-- Start --

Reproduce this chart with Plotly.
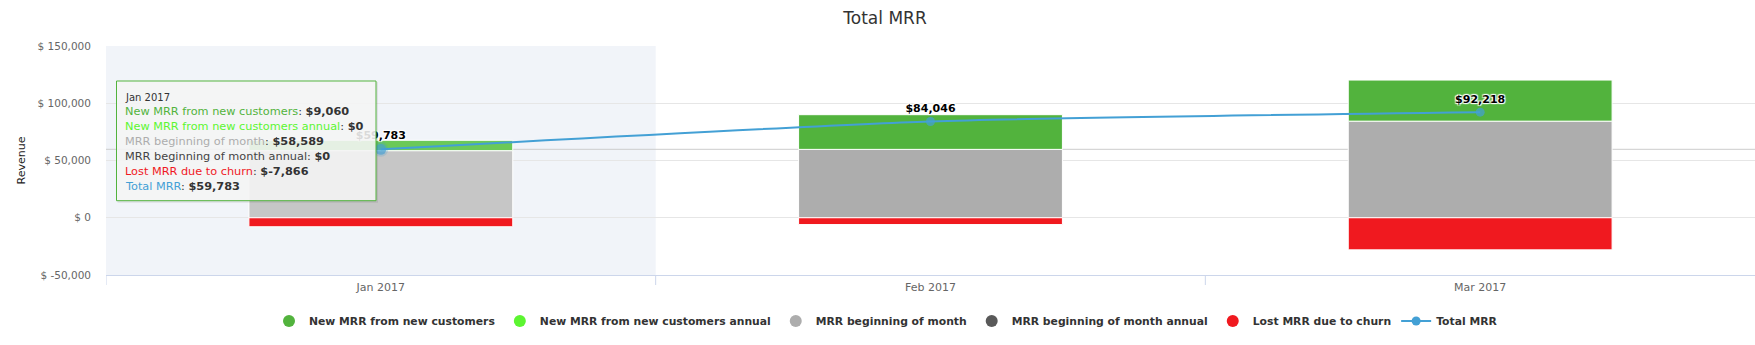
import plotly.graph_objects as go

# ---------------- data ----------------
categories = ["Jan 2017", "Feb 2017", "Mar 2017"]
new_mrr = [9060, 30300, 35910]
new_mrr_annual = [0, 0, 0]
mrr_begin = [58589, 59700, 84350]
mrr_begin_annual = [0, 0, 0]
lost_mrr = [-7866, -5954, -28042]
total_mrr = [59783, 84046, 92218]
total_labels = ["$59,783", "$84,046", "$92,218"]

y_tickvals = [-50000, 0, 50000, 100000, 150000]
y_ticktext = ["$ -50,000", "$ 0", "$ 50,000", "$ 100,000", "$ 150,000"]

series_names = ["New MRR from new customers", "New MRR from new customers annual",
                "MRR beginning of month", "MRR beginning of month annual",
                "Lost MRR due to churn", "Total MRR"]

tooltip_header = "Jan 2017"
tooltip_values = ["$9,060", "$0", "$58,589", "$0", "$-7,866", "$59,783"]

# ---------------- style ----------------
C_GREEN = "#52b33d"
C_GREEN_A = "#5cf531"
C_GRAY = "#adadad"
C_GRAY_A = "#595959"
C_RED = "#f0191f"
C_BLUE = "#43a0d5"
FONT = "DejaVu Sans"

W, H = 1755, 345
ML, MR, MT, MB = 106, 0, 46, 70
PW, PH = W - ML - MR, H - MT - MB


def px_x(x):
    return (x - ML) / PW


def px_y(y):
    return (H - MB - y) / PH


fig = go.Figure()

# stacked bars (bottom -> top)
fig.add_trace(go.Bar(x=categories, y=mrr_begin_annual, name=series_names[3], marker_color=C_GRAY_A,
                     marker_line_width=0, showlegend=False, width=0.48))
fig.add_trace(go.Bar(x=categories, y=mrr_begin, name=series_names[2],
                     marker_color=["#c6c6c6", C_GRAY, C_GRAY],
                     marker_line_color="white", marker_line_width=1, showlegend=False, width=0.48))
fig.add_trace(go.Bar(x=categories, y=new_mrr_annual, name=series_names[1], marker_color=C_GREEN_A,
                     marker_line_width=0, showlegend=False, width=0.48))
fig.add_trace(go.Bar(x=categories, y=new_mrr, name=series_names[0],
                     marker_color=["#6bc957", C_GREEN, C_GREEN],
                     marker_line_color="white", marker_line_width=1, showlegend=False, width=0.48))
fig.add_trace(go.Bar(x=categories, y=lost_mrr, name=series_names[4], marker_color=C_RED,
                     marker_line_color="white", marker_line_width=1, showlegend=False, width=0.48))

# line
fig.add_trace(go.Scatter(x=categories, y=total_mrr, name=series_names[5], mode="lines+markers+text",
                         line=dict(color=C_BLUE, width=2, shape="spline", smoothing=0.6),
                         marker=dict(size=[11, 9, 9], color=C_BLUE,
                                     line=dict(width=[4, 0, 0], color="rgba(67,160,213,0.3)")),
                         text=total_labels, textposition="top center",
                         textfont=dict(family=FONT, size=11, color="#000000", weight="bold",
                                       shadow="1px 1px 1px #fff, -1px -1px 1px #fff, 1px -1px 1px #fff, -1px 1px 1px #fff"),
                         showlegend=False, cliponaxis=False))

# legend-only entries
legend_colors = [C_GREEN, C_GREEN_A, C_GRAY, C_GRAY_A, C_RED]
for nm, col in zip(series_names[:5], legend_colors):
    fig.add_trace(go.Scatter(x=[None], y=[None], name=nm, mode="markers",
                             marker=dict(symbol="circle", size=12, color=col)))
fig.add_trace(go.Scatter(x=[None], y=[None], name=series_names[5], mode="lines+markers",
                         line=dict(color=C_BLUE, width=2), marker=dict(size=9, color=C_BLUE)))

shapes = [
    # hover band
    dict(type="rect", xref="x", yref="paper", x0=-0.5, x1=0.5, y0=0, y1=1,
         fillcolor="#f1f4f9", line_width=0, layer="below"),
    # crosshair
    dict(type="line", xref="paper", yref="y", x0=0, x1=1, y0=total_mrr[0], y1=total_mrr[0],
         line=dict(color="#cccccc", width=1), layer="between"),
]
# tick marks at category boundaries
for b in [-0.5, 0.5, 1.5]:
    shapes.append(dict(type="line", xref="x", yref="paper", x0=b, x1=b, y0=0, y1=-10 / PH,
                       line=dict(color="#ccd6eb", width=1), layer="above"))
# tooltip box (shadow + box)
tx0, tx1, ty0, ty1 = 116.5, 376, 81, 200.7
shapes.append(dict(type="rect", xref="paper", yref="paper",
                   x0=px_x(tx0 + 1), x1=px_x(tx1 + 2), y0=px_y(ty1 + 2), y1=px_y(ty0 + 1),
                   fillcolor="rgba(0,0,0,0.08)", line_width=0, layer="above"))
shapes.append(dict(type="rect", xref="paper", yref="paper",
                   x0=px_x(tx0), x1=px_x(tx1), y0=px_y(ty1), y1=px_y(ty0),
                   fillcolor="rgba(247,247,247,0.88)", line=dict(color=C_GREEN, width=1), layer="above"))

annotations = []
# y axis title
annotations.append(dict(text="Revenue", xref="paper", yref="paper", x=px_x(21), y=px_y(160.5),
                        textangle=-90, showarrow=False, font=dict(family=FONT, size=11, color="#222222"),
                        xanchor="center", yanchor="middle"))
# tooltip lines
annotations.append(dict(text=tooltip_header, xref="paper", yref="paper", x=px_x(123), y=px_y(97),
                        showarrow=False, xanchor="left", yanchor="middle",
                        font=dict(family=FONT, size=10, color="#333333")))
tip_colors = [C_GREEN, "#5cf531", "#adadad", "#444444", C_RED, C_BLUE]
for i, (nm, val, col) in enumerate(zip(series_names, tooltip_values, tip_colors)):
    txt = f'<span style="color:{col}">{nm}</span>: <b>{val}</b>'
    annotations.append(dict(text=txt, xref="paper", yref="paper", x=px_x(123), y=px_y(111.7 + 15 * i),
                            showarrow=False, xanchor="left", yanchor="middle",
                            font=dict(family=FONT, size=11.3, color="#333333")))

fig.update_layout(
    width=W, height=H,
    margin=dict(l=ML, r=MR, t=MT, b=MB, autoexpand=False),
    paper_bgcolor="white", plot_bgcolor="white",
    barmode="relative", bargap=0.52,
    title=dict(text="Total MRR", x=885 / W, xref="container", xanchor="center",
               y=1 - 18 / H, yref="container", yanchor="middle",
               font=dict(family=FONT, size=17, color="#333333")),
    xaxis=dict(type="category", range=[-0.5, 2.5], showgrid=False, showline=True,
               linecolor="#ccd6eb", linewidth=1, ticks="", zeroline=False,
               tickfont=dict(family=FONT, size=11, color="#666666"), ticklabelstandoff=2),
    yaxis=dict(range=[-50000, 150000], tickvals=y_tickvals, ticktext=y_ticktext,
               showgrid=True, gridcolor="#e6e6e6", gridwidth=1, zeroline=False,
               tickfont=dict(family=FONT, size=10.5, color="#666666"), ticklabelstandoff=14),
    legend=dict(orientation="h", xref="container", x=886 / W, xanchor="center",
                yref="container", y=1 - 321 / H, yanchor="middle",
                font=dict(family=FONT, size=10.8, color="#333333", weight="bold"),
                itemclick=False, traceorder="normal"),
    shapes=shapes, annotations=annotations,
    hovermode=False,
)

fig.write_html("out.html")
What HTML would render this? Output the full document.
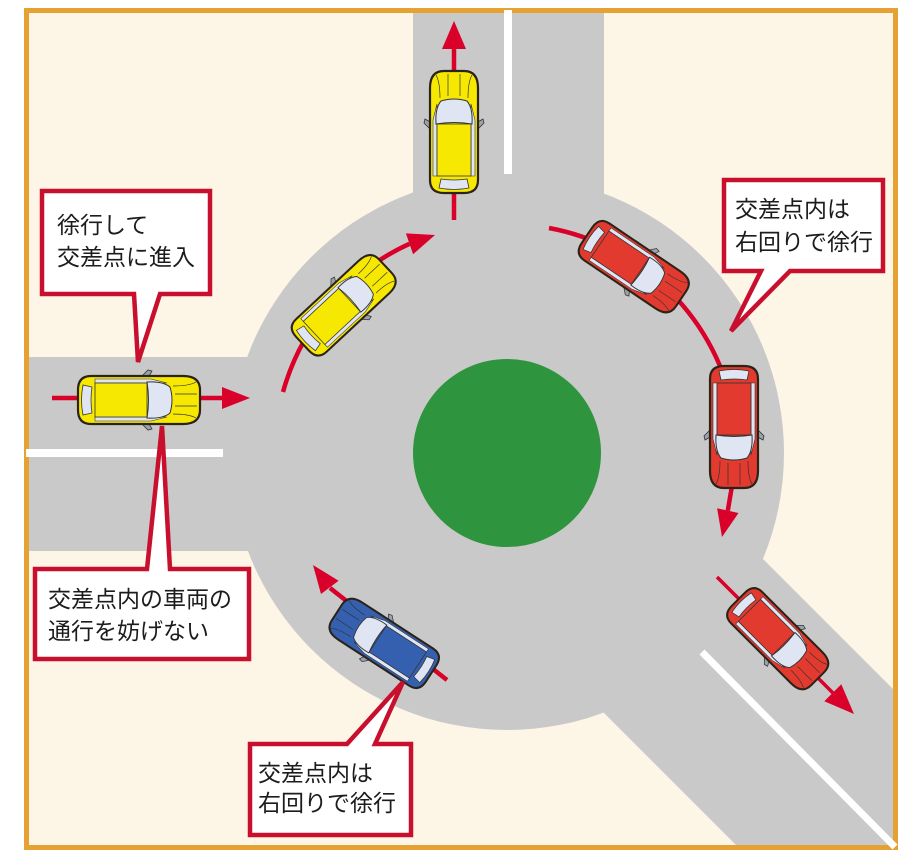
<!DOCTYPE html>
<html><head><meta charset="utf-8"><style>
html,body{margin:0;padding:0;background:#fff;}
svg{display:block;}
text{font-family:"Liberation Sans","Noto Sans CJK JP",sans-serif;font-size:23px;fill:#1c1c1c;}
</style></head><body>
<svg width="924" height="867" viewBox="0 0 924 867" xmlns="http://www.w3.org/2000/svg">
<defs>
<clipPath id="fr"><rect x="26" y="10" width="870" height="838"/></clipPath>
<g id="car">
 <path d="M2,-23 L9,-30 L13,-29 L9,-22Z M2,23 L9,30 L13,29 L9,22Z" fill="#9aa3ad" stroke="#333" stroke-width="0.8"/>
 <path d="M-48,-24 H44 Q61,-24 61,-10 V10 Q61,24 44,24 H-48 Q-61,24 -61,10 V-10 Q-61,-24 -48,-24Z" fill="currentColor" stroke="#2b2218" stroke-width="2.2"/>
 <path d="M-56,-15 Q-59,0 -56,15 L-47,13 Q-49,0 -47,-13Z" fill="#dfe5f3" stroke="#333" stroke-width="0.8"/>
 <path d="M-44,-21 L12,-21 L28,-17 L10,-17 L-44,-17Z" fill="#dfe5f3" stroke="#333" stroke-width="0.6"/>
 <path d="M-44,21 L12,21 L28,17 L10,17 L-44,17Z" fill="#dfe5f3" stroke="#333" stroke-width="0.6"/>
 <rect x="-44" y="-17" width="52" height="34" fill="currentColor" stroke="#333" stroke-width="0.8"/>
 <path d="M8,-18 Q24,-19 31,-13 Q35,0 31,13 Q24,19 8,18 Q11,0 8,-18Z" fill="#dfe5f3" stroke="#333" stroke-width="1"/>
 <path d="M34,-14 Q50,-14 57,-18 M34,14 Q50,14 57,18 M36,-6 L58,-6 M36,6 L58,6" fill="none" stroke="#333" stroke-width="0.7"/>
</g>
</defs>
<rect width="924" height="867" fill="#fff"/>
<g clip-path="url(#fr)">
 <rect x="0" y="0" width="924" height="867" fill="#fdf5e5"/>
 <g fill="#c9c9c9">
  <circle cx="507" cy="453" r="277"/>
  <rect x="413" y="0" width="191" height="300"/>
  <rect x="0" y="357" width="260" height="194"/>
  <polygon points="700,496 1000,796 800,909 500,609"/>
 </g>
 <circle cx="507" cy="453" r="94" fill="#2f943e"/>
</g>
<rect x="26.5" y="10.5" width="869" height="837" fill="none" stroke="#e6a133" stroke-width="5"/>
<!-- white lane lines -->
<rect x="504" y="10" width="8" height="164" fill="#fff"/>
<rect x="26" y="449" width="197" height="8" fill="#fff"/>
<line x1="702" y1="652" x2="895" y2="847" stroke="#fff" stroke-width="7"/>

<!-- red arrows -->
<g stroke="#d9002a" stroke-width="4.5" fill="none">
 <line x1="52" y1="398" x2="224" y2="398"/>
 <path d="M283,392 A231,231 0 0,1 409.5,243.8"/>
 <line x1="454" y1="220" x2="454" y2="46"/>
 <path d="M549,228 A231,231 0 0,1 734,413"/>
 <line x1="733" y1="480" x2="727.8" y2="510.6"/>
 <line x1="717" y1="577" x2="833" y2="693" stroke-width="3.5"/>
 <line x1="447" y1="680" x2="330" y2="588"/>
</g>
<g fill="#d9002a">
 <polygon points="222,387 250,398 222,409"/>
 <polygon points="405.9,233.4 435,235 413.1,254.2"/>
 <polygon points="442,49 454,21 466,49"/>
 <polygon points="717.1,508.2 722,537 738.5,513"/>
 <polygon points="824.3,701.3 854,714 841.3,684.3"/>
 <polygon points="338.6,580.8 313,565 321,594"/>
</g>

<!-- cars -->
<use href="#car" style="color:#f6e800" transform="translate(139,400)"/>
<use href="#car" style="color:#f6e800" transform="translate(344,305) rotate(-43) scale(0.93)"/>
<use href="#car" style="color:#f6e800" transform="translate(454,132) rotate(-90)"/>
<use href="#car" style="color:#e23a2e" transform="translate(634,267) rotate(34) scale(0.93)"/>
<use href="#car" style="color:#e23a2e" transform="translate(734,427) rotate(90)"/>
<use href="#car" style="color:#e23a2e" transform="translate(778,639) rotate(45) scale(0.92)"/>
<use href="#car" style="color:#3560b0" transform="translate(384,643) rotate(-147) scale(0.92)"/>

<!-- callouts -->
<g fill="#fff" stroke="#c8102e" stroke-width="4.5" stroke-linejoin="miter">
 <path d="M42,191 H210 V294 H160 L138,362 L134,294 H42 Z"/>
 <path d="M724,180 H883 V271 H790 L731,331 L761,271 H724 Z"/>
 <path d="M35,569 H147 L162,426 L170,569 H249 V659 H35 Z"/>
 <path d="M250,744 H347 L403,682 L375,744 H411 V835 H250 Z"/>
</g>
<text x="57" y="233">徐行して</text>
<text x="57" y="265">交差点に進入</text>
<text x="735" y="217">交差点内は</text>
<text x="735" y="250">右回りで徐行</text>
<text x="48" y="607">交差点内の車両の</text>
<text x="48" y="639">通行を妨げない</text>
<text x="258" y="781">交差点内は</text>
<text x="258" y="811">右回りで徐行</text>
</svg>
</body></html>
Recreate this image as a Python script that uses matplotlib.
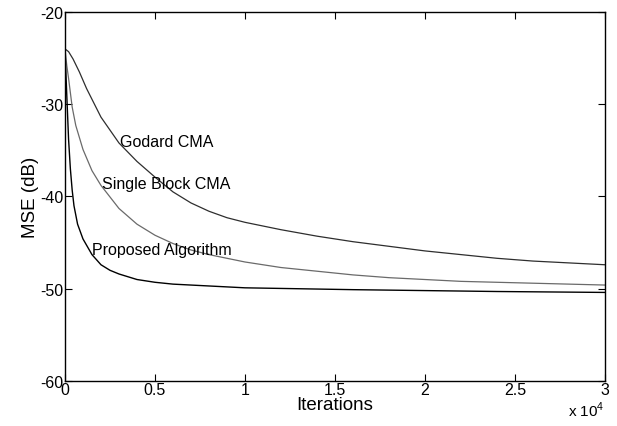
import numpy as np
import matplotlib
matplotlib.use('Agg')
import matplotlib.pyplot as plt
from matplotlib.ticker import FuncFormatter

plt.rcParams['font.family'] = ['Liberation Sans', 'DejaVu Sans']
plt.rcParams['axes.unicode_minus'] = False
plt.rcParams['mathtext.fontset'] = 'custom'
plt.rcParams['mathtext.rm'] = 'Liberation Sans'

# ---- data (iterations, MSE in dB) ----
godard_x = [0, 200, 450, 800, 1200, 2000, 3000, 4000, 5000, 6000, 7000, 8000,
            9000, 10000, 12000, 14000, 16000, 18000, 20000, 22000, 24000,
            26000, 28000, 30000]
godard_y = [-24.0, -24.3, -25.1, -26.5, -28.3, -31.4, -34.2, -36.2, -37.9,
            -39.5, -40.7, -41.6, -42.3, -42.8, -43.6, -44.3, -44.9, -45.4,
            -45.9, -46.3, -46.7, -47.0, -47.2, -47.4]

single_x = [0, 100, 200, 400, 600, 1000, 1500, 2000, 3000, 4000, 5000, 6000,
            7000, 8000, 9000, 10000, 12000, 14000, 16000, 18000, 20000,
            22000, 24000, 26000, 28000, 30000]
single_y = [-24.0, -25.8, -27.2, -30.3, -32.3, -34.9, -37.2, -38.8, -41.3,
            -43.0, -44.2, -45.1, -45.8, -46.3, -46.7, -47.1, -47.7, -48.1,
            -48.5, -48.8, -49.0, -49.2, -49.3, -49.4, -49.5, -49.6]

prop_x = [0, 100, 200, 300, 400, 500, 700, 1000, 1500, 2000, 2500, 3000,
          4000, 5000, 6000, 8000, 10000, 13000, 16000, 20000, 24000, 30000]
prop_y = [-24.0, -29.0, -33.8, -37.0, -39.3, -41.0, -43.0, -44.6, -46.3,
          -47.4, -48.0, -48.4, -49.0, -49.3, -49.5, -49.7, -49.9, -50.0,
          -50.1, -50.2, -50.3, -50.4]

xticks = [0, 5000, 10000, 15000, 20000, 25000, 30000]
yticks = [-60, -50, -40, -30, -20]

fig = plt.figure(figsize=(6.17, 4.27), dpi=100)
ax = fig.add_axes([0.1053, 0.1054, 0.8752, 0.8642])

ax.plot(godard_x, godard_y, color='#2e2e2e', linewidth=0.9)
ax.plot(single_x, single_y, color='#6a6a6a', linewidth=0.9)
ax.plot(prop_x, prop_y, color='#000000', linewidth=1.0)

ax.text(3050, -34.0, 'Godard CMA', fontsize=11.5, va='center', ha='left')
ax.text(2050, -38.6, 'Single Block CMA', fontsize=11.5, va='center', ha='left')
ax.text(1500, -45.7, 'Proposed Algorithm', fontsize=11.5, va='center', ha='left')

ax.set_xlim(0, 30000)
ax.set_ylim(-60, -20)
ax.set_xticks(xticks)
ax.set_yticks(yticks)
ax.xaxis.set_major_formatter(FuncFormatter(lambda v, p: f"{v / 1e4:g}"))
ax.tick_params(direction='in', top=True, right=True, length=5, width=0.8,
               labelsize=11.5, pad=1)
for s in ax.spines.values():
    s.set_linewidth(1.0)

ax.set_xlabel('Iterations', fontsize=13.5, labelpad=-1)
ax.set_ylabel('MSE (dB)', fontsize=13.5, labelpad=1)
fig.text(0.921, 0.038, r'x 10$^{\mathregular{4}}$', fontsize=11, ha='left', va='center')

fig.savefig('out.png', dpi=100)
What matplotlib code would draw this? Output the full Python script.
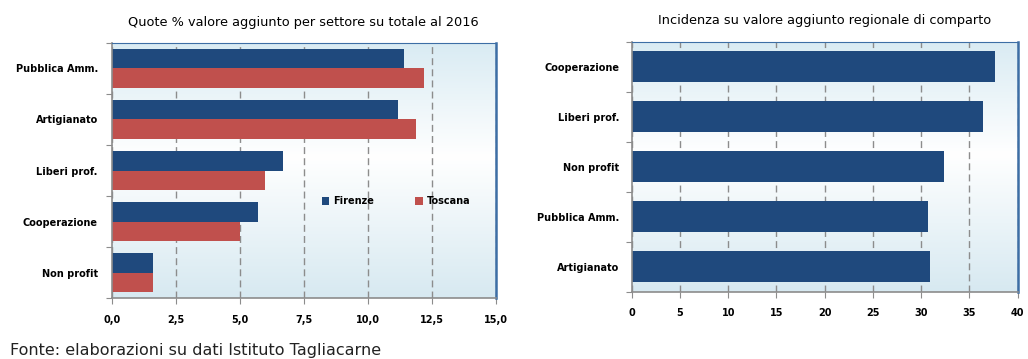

-- End --

- Task directions -
Where a line holds "full", copy that line.

- Result of this exercise -
What HTML would render this? Output the full document.
What matplotlib code would draw this? Output the full Python script.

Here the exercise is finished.